| BRIEF |
Give the material once more, word for word, without any images.

---

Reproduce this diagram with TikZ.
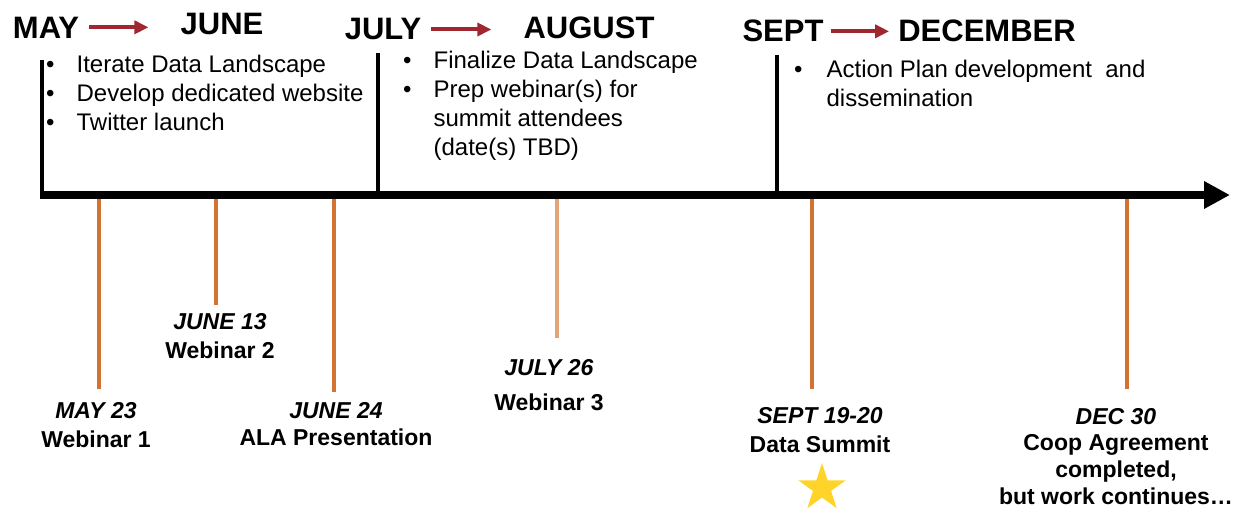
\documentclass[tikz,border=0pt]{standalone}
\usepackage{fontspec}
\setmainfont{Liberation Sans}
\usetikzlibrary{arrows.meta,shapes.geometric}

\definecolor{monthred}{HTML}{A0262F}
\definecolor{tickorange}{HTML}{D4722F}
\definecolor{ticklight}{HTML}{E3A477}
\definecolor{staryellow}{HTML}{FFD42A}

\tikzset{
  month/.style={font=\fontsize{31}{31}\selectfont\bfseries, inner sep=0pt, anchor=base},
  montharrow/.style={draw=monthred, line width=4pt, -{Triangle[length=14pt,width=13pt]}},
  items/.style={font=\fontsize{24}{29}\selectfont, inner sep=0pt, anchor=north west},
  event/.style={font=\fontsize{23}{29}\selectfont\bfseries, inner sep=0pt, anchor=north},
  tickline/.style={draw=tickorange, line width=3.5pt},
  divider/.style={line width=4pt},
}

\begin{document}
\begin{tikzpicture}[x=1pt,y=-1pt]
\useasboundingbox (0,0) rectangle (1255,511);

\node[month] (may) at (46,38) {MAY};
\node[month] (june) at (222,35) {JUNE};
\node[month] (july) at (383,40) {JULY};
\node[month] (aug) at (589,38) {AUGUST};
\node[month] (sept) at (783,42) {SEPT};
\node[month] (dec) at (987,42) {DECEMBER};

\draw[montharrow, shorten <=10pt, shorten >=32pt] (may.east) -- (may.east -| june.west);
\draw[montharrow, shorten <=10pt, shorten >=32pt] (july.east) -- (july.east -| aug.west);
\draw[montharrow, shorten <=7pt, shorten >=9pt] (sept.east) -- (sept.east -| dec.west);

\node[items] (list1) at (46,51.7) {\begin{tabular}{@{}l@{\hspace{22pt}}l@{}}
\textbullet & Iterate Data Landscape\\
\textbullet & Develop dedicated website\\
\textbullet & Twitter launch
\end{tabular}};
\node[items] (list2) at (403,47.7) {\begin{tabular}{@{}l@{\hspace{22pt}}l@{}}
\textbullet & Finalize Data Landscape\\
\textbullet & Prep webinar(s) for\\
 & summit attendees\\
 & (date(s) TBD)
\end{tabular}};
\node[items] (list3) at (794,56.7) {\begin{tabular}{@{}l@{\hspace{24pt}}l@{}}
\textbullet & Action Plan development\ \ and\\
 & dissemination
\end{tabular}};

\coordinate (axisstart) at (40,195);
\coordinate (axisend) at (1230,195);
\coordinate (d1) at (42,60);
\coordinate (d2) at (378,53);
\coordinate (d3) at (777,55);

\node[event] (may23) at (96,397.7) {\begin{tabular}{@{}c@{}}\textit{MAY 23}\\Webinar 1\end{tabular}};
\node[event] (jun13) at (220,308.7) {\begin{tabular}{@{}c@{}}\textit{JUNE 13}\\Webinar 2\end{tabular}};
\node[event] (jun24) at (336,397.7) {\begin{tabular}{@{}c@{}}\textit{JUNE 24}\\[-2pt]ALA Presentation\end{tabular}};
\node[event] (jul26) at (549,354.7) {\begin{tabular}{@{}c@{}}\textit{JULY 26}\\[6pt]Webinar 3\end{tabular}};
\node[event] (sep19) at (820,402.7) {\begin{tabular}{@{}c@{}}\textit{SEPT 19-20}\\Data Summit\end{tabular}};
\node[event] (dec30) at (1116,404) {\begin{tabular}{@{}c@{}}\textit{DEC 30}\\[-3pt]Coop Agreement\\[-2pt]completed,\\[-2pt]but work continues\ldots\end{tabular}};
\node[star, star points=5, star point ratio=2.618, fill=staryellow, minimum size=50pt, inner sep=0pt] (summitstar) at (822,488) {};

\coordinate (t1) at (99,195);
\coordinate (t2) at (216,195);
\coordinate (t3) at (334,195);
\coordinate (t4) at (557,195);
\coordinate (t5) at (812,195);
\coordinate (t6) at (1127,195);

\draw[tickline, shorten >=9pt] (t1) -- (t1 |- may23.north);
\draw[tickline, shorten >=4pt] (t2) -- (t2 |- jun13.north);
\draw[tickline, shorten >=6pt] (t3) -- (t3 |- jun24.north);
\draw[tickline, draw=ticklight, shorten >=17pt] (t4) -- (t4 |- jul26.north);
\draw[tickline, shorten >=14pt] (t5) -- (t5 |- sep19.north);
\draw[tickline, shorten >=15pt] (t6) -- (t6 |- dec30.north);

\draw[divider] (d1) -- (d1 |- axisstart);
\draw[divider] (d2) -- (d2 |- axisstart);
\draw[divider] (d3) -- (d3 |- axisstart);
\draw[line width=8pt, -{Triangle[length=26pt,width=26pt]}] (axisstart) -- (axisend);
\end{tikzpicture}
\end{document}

---

| SOLUTION |
Reproduce this diagram with TikZ.
\documentclass[tikz,border=0pt]{standalone}
\usepackage{fontspec}
\setmainfont{Liberation Sans}
\usetikzlibrary{arrows.meta,shapes.geometric}

\definecolor{monthred}{HTML}{A0262F}
\definecolor{tickorange}{HTML}{D4722F}
\definecolor{ticklight}{HTML}{E3A477}
\definecolor{staryellow}{HTML}{FFD42A}

\tikzset{
  month/.style={font=\fontsize{31}{31}\selectfont\bfseries, inner sep=0pt, anchor=base},
  montharrow/.style={draw=monthred, line width=4pt, -{Triangle[length=14pt,width=13pt]}},
  items/.style={font=\fontsize{24}{29}\selectfont, inner sep=0pt, anchor=north west},
  event/.style={font=\fontsize{23}{29}\selectfont\bfseries, inner sep=0pt, anchor=north},
  tickline/.style={draw=tickorange, line width=3.5pt},
  divider/.style={line width=4pt},
}

\begin{document}
\begin{tikzpicture}[x=1pt,y=-1pt]
\useasboundingbox (0,0) rectangle (1255,511);

\node[month] (may) at (46,38) {MAY};
\node[month] (june) at (222,35) {JUNE};
\node[month] (july) at (383,40) {JULY};
\node[month] (aug) at (589,38) {AUGUST};
\node[month] (sept) at (783,42) {SEPT};
\node[month] (dec) at (987,42) {DECEMBER};

\draw[montharrow, shorten <=10pt, shorten >=32pt] (may.east) -- (may.east -| june.west);
\draw[montharrow, shorten <=10pt, shorten >=32pt] (july.east) -- (july.east -| aug.west);
\draw[montharrow, shorten <=7pt, shorten >=9pt] (sept.east) -- (sept.east -| dec.west);

\node[items] (list1) at (46,51.7) {\begin{tabular}{@{}l@{\hspace{22pt}}l@{}}
\textbullet & Iterate Data Landscape\\
\textbullet & Develop dedicated website\\
\textbullet & Twitter launch
\end{tabular}};
\node[items] (list2) at (403,47.7) {\begin{tabular}{@{}l@{\hspace{22pt}}l@{}}
\textbullet & Finalize Data Landscape\\
\textbullet & Prep webinar(s) for\\
 & summit attendees\\
 & (date(s) TBD)
\end{tabular}};
\node[items] (list3) at (794,56.7) {\begin{tabular}{@{}l@{\hspace{24pt}}l@{}}
\textbullet & Action Plan development\ \ and\\
 & dissemination
\end{tabular}};

\coordinate (axisstart) at (40,195);
\coordinate (axisend) at (1230,195);
\coordinate (d1) at (42,60);
\coordinate (d2) at (378,53);
\coordinate (d3) at (777,55);

\node[event] (may23) at (96,397.7) {\begin{tabular}{@{}c@{}}\textit{MAY 23}\\Webinar 1\end{tabular}};
\node[event] (jun13) at (220,308.7) {\begin{tabular}{@{}c@{}}\textit{JUNE 13}\\Webinar 2\end{tabular}};
\node[event] (jun24) at (336,397.7) {\begin{tabular}{@{}c@{}}\textit{JUNE 24}\\[-2pt]ALA Presentation\end{tabular}};
\node[event] (jul26) at (549,354.7) {\begin{tabular}{@{}c@{}}\textit{JULY 26}\\[6pt]Webinar 3\end{tabular}};
\node[event] (sep19) at (820,402.7) {\begin{tabular}{@{}c@{}}\textit{SEPT 19-20}\\Data Summit\end{tabular}};
\node[event] (dec30) at (1116,404) {\begin{tabular}{@{}c@{}}\textit{DEC 30}\\[-3pt]Coop Agreement\\[-2pt]completed,\\[-2pt]but work continues\ldots\end{tabular}};
\node[star, star points=5, star point ratio=2.618, fill=staryellow, minimum size=50pt, inner sep=0pt] (summitstar) at (822,488) {};

\coordinate (t1) at (99,195);
\coordinate (t2) at (216,195);
\coordinate (t3) at (334,195);
\coordinate (t4) at (557,195);
\coordinate (t5) at (812,195);
\coordinate (t6) at (1127,195);

\draw[tickline, shorten >=9pt] (t1) -- (t1 |- may23.north);
\draw[tickline, shorten >=4pt] (t2) -- (t2 |- jun13.north);
\draw[tickline, shorten >=6pt] (t3) -- (t3 |- jun24.north);
\draw[tickline, draw=ticklight, shorten >=17pt] (t4) -- (t4 |- jul26.north);
\draw[tickline, shorten >=14pt] (t5) -- (t5 |- sep19.north);
\draw[tickline, shorten >=15pt] (t6) -- (t6 |- dec30.north);

\draw[divider] (d1) -- (d1 |- axisstart);
\draw[divider] (d2) -- (d2 |- axisstart);
\draw[divider] (d3) -- (d3 |- axisstart);
\draw[line width=8pt, -{Triangle[length=26pt,width=26pt]}] (axisstart) -- (axisend);
\end{tikzpicture}
\end{document}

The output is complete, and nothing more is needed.